On Alice's dresser was a picture of her mother as a child astride a rakish black and white pony. Alice knew in detail the story of her parents’ marriage: in 1978, the red-cheeked daughter of an Oxford don—nineteen years old, pretty, and thought by her parents to be a bit wild—fell in love with Archibald MacCauley, a pipe-smoking young American scholar visiting England on a Rhodes fellowship. He and Beryl married at her parents’ house in Oxford, and their first son, James, was born in a London hospital five years later, Wallace a year and a half after that. Then, after nearly a decade away from the United States and in the face of an offer of a tenure-track position from the American college near the house in which he had been born and raised, Archie flew home with his English wife and two small sons to live in the old
Vermont farmhouse in which Archie himself had come into the world. The twins were born two years later in 1987, Eli sixteen months after that. Then, in 1995, seven years after the arrival of their last son and a month after giving birth to her only daughter, Alice, Beryl MacCauley died in a fall from her horse.

She had written one cookbook and edited another; given birth to six children; raised two litters of Labrador puppies; bought, trained, and sold two horses; planted a hundred feet of gardens; and cooked countless meals, including—Alice had been told— some especially memorable Moroccan-inspired tagines for her family and friends.
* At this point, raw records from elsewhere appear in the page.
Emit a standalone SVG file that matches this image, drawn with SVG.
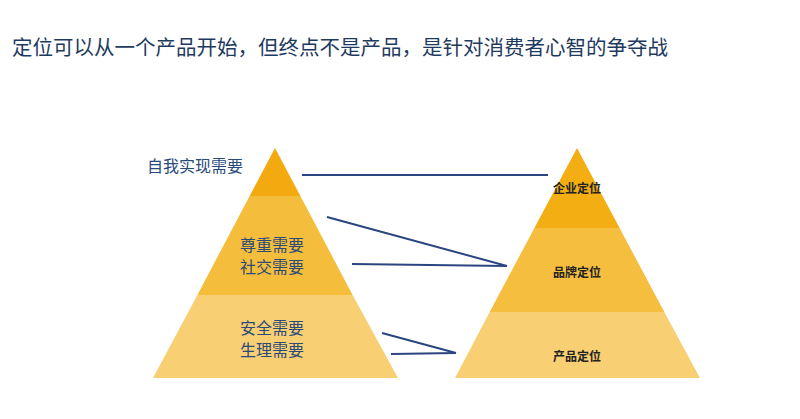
<svg xmlns="http://www.w3.org/2000/svg" width="800" height="419" viewBox="0 0 800 419">
<style>
.t{font-family:"Noto Sans CJK SC",sans-serif;fill:#2A4A7A;font-size:16px}
.r{font-family:"Noto Sans CJK SC",sans-serif;fill:#222;font-size:12px;font-weight:bold;text-anchor:middle}
.c{stroke:#2A4580;stroke-width:2;fill:none}
</style>
<rect width="800" height="419" fill="#fff"/>
<text x="12" y="55" font-family="Noto Sans CJK SC,sans-serif" font-size="20.5" fill="#1F3A5F">定位可以从一个产品开始，但终点不是产品，是针对消费者心智的争夺战</text>
<g id="left-pyramid">
<polygon points="275,148 300.4,196 249.6,196" fill="#F2AA10"/>
<polygon points="249.6,196 300.4,196 352.6,295 197.4,295" fill="#F5BD3C"/>
<polygon points="197.4,295 352.6,295 398,378 153,378" fill="#F8CF72"/>
<text class="t" x="147" y="172">自我实现需要</text>
<text class="t" x="240" y="251">尊重需要</text>
<text class="t" x="240" y="273">社交需要</text>
<text class="t" x="240" y="334">安全需要</text>
<text class="t" x="240" y="356">生理需要</text>
</g>
<g id="right-pyramid">
<polygon points="577,148 619.6,228 534.4,228" fill="#F3AE14"/>
<polygon points="534.4,228 619.6,228 664.3,312 489.7,312" fill="#F5BE3E"/>
<polygon points="489.7,312 664.3,312 700,378 455,378" fill="#F8CF72"/>
<text class="r" x="577" y="193">企业定位</text>
<text class="r" x="577" y="277">品牌定位</text>
<text class="r" x="577" y="361">产品定位</text>
</g>
<g id="connectors">
<line class="c" x1="302" y1="175" x2="548" y2="175"/>
<line class="c" x1="327" y1="217" x2="507" y2="266"/>
<line class="c" x1="352" y1="264" x2="507" y2="266"/>
<line class="c" x1="382" y1="333" x2="456" y2="353"/>
<line class="c" x1="391" y1="354" x2="456" y2="353"/>
</g>
</svg>
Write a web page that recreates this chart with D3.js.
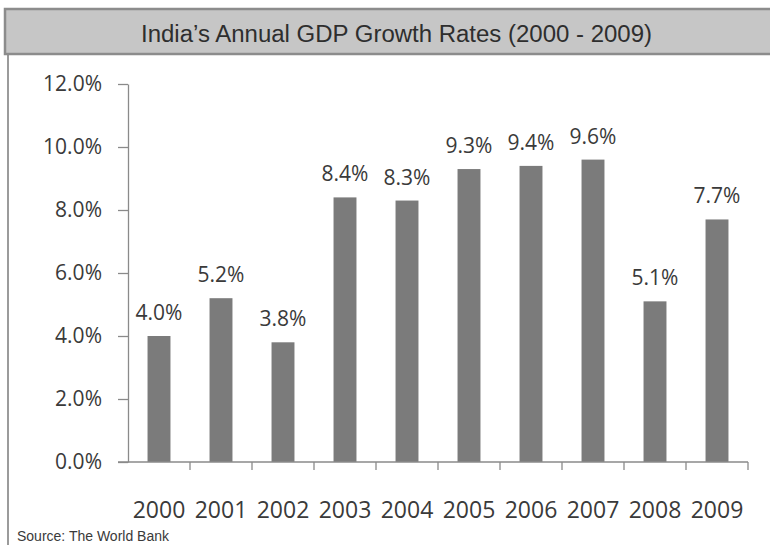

Too young to be aware of her loss, Alice was spared the first grief of her mother's death. Over the years, though, she had grown jealous of other girls who had their own mothers to fight with and complain about and love. She was jealous of her brothers, too, especially James and Wallace, who were old enough to reliably remember their mother. Alice had nothing but stories about her mother's affection for other people, and photographs, including just one of her and her mother together, in which Beryl, a patterned scarf tied around her head, leaned back in a canvas chair on the lawn in front of the Vermont house, cradling the newborn Alice in her arms and smiling. At Beryl's feet, in a detail Alice had studied, one of the family's Maine coon cats had rolled onto its back, four paws batting the air as it begged for attention.

Yet Alice would not have said she was lonely. The presence of her five brothers meant that for most of Alice's life, her house had been full of people, not only her father and Elizabeth and the boys but also the boys’ friends. It was a house that more and more over the years, despite what Alice witnessed as Elizabeth's increasingly shrill efforts, had fallen sway to the corruption of children, their chaos and theatrics, their games and hysterics and
crimes and hidden kindnesses and cruelties; this was how Alice knew it, as a series of stages on which play was enacted, Alice bringing up the rear in helmet or horned Viking headdress or feathered mask, bearing light saber or wand or pennant on a pole, whatever was left over, whatever she was handed. In James and Wallace's bedroom, a span of real ship's rigging, excellent for climbing, was fixed to one of the beams on the ceiling. Alice had been netted and caught here and hung upside down; she'd been a hostage, a stowaway in a crow's nest, Peter Pan. At six she'd broken an arm swinging onto one of the beds; at nine—a fly being drained of its blood by a spider—she had required five stitches in the top of her head after being cut loose while her hands were still tied behind her back. She never played a girl in any of these games; it never occurred to any of them, including Alice herself, that Alice should play a girl's role, Wendy instead of Peter Pan, for instance. Who would want to be Wendy?